#### [Set exercise]
Repeat the material exactly as it appears.

━━━━━━

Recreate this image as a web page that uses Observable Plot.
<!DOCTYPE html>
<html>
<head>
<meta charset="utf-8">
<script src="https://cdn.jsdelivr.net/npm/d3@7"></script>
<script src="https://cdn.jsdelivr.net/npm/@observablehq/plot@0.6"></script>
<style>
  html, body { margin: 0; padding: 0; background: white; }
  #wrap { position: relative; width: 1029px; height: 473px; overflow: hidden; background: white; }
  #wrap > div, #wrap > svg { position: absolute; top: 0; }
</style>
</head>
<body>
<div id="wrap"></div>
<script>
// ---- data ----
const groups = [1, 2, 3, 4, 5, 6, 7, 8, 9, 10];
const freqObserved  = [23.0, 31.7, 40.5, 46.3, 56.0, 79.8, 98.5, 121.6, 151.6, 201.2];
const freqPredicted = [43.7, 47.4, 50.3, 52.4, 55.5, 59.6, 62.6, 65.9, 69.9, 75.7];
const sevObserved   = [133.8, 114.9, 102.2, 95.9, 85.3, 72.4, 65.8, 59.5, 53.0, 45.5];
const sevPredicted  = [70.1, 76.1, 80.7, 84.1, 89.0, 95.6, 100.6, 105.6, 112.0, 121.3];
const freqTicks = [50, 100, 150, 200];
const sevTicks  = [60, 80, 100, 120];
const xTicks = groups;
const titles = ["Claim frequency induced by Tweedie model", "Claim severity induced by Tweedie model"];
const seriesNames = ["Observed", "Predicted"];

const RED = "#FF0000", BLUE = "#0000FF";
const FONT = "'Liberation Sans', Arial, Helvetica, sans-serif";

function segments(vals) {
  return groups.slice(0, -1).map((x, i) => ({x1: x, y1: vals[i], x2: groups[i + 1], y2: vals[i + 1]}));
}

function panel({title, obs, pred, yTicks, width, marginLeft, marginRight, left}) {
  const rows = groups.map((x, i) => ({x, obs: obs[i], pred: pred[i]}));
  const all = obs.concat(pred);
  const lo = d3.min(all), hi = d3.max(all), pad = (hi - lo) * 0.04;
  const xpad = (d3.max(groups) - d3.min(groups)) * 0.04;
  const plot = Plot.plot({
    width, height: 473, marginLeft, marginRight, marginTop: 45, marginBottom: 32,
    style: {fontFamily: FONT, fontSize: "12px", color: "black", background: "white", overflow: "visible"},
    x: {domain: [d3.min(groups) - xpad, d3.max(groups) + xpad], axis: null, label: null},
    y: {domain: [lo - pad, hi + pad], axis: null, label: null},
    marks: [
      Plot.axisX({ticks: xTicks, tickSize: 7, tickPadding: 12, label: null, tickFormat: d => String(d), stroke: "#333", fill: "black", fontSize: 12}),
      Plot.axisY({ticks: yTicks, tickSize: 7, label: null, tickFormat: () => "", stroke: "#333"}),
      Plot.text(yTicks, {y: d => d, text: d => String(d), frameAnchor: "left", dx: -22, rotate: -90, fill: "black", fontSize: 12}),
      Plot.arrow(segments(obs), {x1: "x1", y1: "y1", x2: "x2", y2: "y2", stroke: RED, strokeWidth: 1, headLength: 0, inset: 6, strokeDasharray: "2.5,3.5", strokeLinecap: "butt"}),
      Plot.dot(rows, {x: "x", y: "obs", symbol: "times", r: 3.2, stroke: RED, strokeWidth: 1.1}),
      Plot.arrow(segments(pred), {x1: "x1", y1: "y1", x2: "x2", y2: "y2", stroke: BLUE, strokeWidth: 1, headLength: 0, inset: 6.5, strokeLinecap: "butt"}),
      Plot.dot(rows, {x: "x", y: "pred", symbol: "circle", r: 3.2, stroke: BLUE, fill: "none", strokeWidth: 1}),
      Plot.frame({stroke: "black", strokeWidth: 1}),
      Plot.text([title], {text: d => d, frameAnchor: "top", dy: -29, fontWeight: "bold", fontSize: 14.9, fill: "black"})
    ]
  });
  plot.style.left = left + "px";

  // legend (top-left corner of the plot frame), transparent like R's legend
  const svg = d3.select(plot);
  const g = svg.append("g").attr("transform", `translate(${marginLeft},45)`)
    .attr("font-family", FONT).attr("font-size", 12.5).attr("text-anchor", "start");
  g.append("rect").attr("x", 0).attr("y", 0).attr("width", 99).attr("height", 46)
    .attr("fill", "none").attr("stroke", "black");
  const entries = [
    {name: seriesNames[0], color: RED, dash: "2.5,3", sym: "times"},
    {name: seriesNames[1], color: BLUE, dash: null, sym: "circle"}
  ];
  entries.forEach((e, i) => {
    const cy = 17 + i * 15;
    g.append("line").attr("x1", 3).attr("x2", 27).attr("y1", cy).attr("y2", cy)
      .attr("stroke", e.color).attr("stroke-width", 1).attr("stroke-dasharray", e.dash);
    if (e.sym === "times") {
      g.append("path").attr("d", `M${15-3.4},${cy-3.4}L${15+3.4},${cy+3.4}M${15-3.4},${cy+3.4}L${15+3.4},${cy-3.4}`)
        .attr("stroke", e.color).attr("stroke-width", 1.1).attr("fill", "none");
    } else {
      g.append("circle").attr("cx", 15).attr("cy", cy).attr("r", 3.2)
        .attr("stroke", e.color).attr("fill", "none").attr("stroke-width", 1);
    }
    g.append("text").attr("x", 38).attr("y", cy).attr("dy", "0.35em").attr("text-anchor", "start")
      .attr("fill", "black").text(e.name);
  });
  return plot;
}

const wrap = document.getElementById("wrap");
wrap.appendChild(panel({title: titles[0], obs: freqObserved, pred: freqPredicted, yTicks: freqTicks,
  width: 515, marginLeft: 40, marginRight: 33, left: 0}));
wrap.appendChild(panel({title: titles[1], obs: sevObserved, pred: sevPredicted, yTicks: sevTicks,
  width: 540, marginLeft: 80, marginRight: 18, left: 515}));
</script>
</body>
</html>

━━━━━━

#### [Task response]
Recreate this image as a web page that uses Observable Plot.
<!DOCTYPE html>
<html>
<head>
<meta charset="utf-8">
<script src="https://cdn.jsdelivr.net/npm/d3@7"></script>
<script src="https://cdn.jsdelivr.net/npm/@observablehq/plot@0.6"></script>
<style>
  html, body { margin: 0; padding: 0; background: white; }
  #wrap { position: relative; width: 1029px; height: 473px; overflow: hidden; background: white; }
  #wrap > div, #wrap > svg { position: absolute; top: 0; }
</style>
</head>
<body>
<div id="wrap"></div>
<script>
// ---- data ----
const groups = [1, 2, 3, 4, 5, 6, 7, 8, 9, 10];
const freqObserved  = [23.0, 31.7, 40.5, 46.3, 56.0, 79.8, 98.5, 121.6, 151.6, 201.2];
const freqPredicted = [43.7, 47.4, 50.3, 52.4, 55.5, 59.6, 62.6, 65.9, 69.9, 75.7];
const sevObserved   = [133.8, 114.9, 102.2, 95.9, 85.3, 72.4, 65.8, 59.5, 53.0, 45.5];
const sevPredicted  = [70.1, 76.1, 80.7, 84.1, 89.0, 95.6, 100.6, 105.6, 112.0, 121.3];
const freqTicks = [50, 100, 150, 200];
const sevTicks  = [60, 80, 100, 120];
const xTicks = groups;
const titles = ["Claim frequency induced by Tweedie model", "Claim severity induced by Tweedie model"];
const seriesNames = ["Observed", "Predicted"];

const RED = "#FF0000", BLUE = "#0000FF";
const FONT = "'Liberation Sans', Arial, Helvetica, sans-serif";

function segments(vals) {
  return groups.slice(0, -1).map((x, i) => ({x1: x, y1: vals[i], x2: groups[i + 1], y2: vals[i + 1]}));
}

function panel({title, obs, pred, yTicks, width, marginLeft, marginRight, left}) {
  const rows = groups.map((x, i) => ({x, obs: obs[i], pred: pred[i]}));
  const all = obs.concat(pred);
  const lo = d3.min(all), hi = d3.max(all), pad = (hi - lo) * 0.04;
  const xpad = (d3.max(groups) - d3.min(groups)) * 0.04;
  const plot = Plot.plot({
    width, height: 473, marginLeft, marginRight, marginTop: 45, marginBottom: 32,
    style: {fontFamily: FONT, fontSize: "12px", color: "black", background: "white", overflow: "visible"},
    x: {domain: [d3.min(groups) - xpad, d3.max(groups) + xpad], axis: null, label: null},
    y: {domain: [lo - pad, hi + pad], axis: null, label: null},
    marks: [
      Plot.axisX({ticks: xTicks, tickSize: 7, tickPadding: 12, label: null, tickFormat: d => String(d), stroke: "#333", fill: "black", fontSize: 12}),
      Plot.axisY({ticks: yTicks, tickSize: 7, label: null, tickFormat: () => "", stroke: "#333"}),
      Plot.text(yTicks, {y: d => d, text: d => String(d), frameAnchor: "left", dx: -22, rotate: -90, fill: "black", fontSize: 12}),
      Plot.arrow(segments(obs), {x1: "x1", y1: "y1", x2: "x2", y2: "y2", stroke: RED, strokeWidth: 1, headLength: 0, inset: 6, strokeDasharray: "2.5,3.5", strokeLinecap: "butt"}),
      Plot.dot(rows, {x: "x", y: "obs", symbol: "times", r: 3.2, stroke: RED, strokeWidth: 1.1}),
      Plot.arrow(segments(pred), {x1: "x1", y1: "y1", x2: "x2", y2: "y2", stroke: BLUE, strokeWidth: 1, headLength: 0, inset: 6.5, strokeLinecap: "butt"}),
      Plot.dot(rows, {x: "x", y: "pred", symbol: "circle", r: 3.2, stroke: BLUE, fill: "none", strokeWidth: 1}),
      Plot.frame({stroke: "black", strokeWidth: 1}),
      Plot.text([title], {text: d => d, frameAnchor: "top", dy: -29, fontWeight: "bold", fontSize: 14.9, fill: "black"})
    ]
  });
  plot.style.left = left + "px";

  // legend (top-left corner of the plot frame), transparent like R's legend
  const svg = d3.select(plot);
  const g = svg.append("g").attr("transform", `translate(${marginLeft},45)`)
    .attr("font-family", FONT).attr("font-size", 12.5).attr("text-anchor", "start");
  g.append("rect").attr("x", 0).attr("y", 0).attr("width", 99).attr("height", 46)
    .attr("fill", "none").attr("stroke", "black");
  const entries = [
    {name: seriesNames[0], color: RED, dash: "2.5,3", sym: "times"},
    {name: seriesNames[1], color: BLUE, dash: null, sym: "circle"}
  ];
  entries.forEach((e, i) => {
    const cy = 17 + i * 15;
    g.append("line").attr("x1", 3).attr("x2", 27).attr("y1", cy).attr("y2", cy)
      .attr("stroke", e.color).attr("stroke-width", 1).attr("stroke-dasharray", e.dash);
    if (e.sym === "times") {
      g.append("path").attr("d", `M${15-3.4},${cy-3.4}L${15+3.4},${cy+3.4}M${15-3.4},${cy+3.4}L${15+3.4},${cy-3.4}`)
        .attr("stroke", e.color).attr("stroke-width", 1.1).attr("fill", "none");
    } else {
      g.append("circle").attr("cx", 15).attr("cy", cy).attr("r", 3.2)
        .attr("stroke", e.color).attr("fill", "none").attr("stroke-width", 1);
    }
    g.append("text").attr("x", 38).attr("y", cy).attr("dy", "0.35em").attr("text-anchor", "start")
      .attr("fill", "black").text(e.name);
  });
  return plot;
}

const wrap = document.getElementById("wrap");
wrap.appendChild(panel({title: titles[0], obs: freqObserved, pred: freqPredicted, yTicks: freqTicks,
  width: 515, marginLeft: 40, marginRight: 33, left: 0}));
wrap.appendChild(panel({title: titles[1], obs: sevObserved, pred: sevPredicted, yTicks: sevTicks,
  width: 540, marginLeft: 80, marginRight: 18, left: 515}));
</script>
</body>
</html>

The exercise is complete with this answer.